For the past decade or so, the public imagination has been swept up by the tale of the Great Pacific Garbage Patch, a sprawling region in the central North Pacific ocean littered with plastic debris—mostly small pellets of highly eroded material that became trapped in a vast rotating ocean circulation known as the North Pacific Gyre.
An as-of-yet unpublished study by researchers from the State University of New York – Fredonia, led by chemist Sherri Mason, found that three of the five Great Lakes—Erie, Huron and Superior—had plastic contamination that, in the worst cases, outpaces those of the Great Pacific Garbage Patch. The Toronto Star:
Two of the 21 samples they collected contained 600,000 plastic pieces per square kilometre — nearly twice as much as the highest plastic count ever recorded in the infamous Great Pacific Garbage Patch.

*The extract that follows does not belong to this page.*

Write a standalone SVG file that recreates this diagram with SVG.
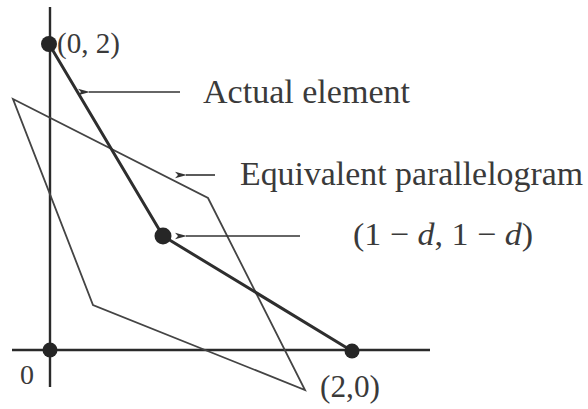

“Those are very high counts,” Mason said.
The team’s least-polluted sample contained 600 pieces per square kilometre.
The plastic particles were typically smaller than those found in the Pacific, being less than 5 millimeters wide in general. This means that, though there may be more plastic pieces in some cases, the total mass of plastic is smaller. But still, that may not be a good thing. The Windsor Star:
Small plastic particles are particularly problematic because small animals and fish can eat them, potentially affecting the entire food chain as bigger animals eat those animals.
“You don’t find microplastic in the ocean like we did in the lakes,” Mason said. “Somewhere in between there it disappears, and we want to know where it’s going.”
Mason and her colleagues think that the microplastics could be washing up on beaches, or that it may be entering the food chain if consumed by microorganisms or fish. “There’s this uncertainty right now, so one of the next things we have to do is get out on a boat and look at the food chain to see if the plastic shows up,” Mason said.
Since the study has not yet been published, the specific details of the findings aren’t locked in yet. And follow-up research certainly needs to be done to figure out where the plastic came from and what effect, if any, it is having on the Great Lakes ecosystem. But the main result, that there are huge concentrations of teeny plastic pellets floating in the Great lakes, probably isn’t going anywhere. Neither, for that matter, are the plastic pellets.